C’est que leur esprit, certes étroit, ne se compliquait pas alors, comme dans le cas présent, des manières rustaudes d’un narcissisme tatillon ajoutant à l’arbitraire brutal l’odieux remugle d’une flatulente vanité.

Sylvain Fort
 


[1] Rappelons que la Communauté d’Agglomération de Metz Métropole a repris à son compte un certain nombre de tâches municipales, dont l’Opéra. Voir : http://www.ca2m.com/competences_ecs.htm

[2] Lors de la présentation à la presse de Monsieur Eric Chevalier, le maire-adjoint se félicita de recruter un professionnel qui avait fait tous les métiers du lyrique, « du machiniste au figurant ». Manifestement, cette dernière expérience – pourtant bien anodine et dont nul ne songerait à se prévaloir– avait singulièrement tapé dans l’œil du maire-adjoint et contribué à conquérir son cœur.

[3] Aux dernières nouvelles, le coût de ce projet était de 40 millions d’Euros, et ce chiffre ne cesse d’augmenter. Pour mémoire, la Communauté d’Agglomération dispose d’un budget annuel de 150 millions pour exercer des compétences-clefs. Pour nourrir de manière ludique vos réflexions sur la mégalomanie en milieu lorrain, voyez http://www.centrepompidou-metz.com/

[4] Je rappelle à nos lecteurs vénérés que c’est très souvent à leurs frais que nos collaborateurs assistent aux spectacles dont ils font le compte rendu dans nos colonnes. Grâces soient rendues ici aux attachées de presse et aux directeurs d’Opéra qui ont compris qu’Internet n’était pas un sous-média, et que le professionnalisme de nos collaborateurs surpasse bien souvent celui de journalistes patentés.

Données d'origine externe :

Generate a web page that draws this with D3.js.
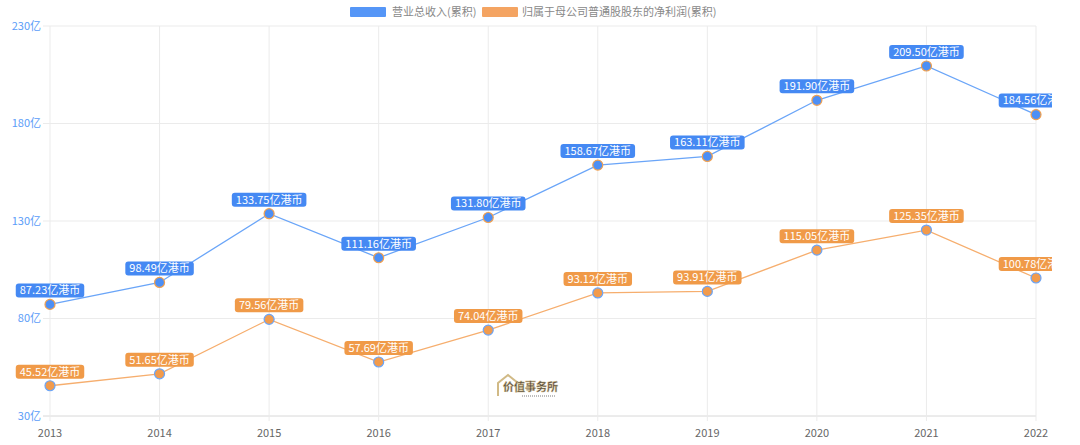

[5] Du reste, c’est notre ami Alain Guédé, que nos lecteurs maintenant connaissent bien, qui prononça la conférence d’introduction au spectacle messin. Nous sommes certains que cet ami de la liberté de pensée et de parole partage notre indignation et regrette de voir le Chevalier de Saint-George associé à ce triste exercice de muselage.